Glenn shared two stories of regular people who unexpectedly came face to face with opportunities of a lifetime. But in both cases, going for the opportunity required them to risk absolutely everything they had.
"What did they do? They both did it. They went all in," Glenn said. "Their gut told them that this was right. But more importantly, they had done their homework for long enough to know."
Have you experienced anything like this? Leave a reply in the comments section below.
Below is a rush transcript of this segment, it might contain errors.
GLENN: Two stories. Guy walks in. He's going to an auction. He can't afford to auction. He's just going there because he's a history buff. He's a Civil War buff. There's a home that's been owned since the Civil War by the same family. They're selling all the contents inside. They're expecting it to go for about $95,000. He goes downstairs to the basement. He opens up a roll-top desk. In the desk, he finds a drawer where there's a bunch of gold coins. He recognizes the gold coins as Civil War Confederate minted gold coins. He's like, “These are worth millions of dollars.” He's seen them before. He's not an expert. But he's seen everything in the house, and everything in the house fits that this family has been around since the Civil War and this stuff has been sitting in this house since the Civil War. He has to decide: Do I go all in? If I sell everything I have, I might be able to come up with $95,000. But if I'm wrong, I've lost everything, and I got a bunch of old crap.

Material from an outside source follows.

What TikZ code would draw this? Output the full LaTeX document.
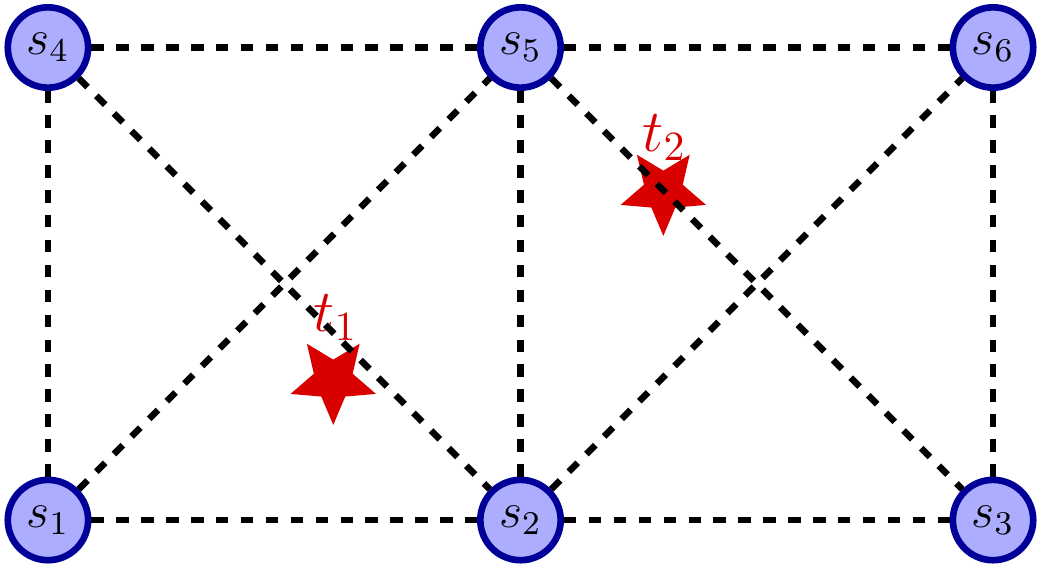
\documentclass[tikz,border=0pt]{standalone}
\usepackage{amsmath}
\usepackage{amssymb}
\usepackage{tikz}
\usetikzlibrary{shapes.geometric}

\tikzset{
  sensor/.style={circle,draw=blue!60!black,fill=blue!32,ultra thick,minimum size=0.68cm,inner sep=0pt,font=\large},
  target/.style={star,star points=5,star point ratio=2.2,shape border rotate=180,fill=red!85!black,minimum size=0.76cm,inner sep=0pt},
  tname/.style={text=red!85!black,font=\Large,inner sep=0pt,anchor=base west},
  link/.style={ultra thick,dashed}
}

\begin{document}
\begin{tikzpicture}
  \useasboundingbox (-0.406,-0.432) rectangle (8.423,4.402);
  % sensors
  \node[sensor] (s1) at (0,0) {$s_1$};
  \node[sensor] (s2) at (4,0) {$s_2$};
  \node[sensor] (s3) at (8,0) {$s_3$};
  \node[sensor] (s4) at (0,4) {$s_4$};
  \node[sensor] (s5) at (4,4) {$s_5$};
  \node[sensor] (s6) at (8,4) {$s_6$};
  % targets
  \node[target] (t1star) at (2.415,1.185) {};
  \node[tname] (t1) at (2.243,1.592) {$t_1$};
  \node[target] (t2star) at (5.209,2.785) {};
  \node[tname] (t2) at (5.026,3.118) {$t_2$};
  % links
  \draw[link] (s1)--(s2);
  \draw[link] (s2)--(s3);
  \draw[link] (s4)--(s5);
  \draw[link] (s5)--(s6);
  \draw[link] (s1)--(s4);
  \draw[link] (s2)--(s5);
  \draw[link] (s3)--(s6);
  \draw[link] (s1)--(s5);
  \draw[link] (s4)--(s2);
  \draw[link] (s2)--(s6);
  \draw[link] (s5)--(s3);
\end{tikzpicture}
\end{document}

Second story, woman, south of France. She's an American. She's on vacation. She goes into an antique store. Sale of price on the painting is $25,000. They say it's just some other painter that painted a lot like Picasso early in Picasso's career. She looks at the signature. This woman, who is just a teacher. She's an art teacher, but she's a teacher. She's not a college art teacher. She's an art teacher.
But she is -- she knows everything about Picasso. She sees that signature. She's like, "I'm pretty sure that that's Picasso's signature when he was young. His first year he signed it differently." Antique store says, "Nope. It's not a Picasso. We've checked." She's pretty sure she is. She realizes she can sell everything she has and buy this one painting. If she's right, she has a Picasso worth millions. If she's wrong, she's got nothing.
What would you do?
STU: If I'm risking my livelihood, I have to confirm it in a bunch of other places. I probably don't go ahead with it.
JEFFY: I mean, you want to say you would, but probably not.
PAT: I — no, I don't do it.
GLENN: I'm the guy who would do both of them.
PAT: Yes, you would. That's why you are where you are and we are where we are.
GLENN: I would absolutely do both of them. Okay.
PAT: Yep. You would.
GLENN: What did they do? They both did it. They went all in. They felt they had enough information. They felt they knew, their gut told them that this was right. But more importantly, they had done their homework for long enough to know — to be an expert in both of those fields. Nobody — nobody is paying them to be an expert. They just did their homework. And they decided, I'm all in. I'm all in. Mortgaged the house. Sold the car. Sold absolutely everything. He bought it at auction. He bought all the worthless furniture. And some nice guns and a roll-top desk that inside had a bag of legitimate Civil War Confederate gold coins. Worth millions of dollars. He's happy.
GLENN: The woman sold all of her other artwork, worth $25,000. She had collected her whole life. She's on a teacher's salary. She sold all of it. She goes back to the south of France. She buys that painting. She brings it back home to be verified.
It is a Picasso done the first year of his life, exactly as she knew.
PAT: Worth millions?
GLENN: Worth millions of dollars. Neither of them have to work anymore. Neither of them have to work anymore.
PAT: Nice. Nice.
STU: She doesn't have to learn any of that worthless art information anymore.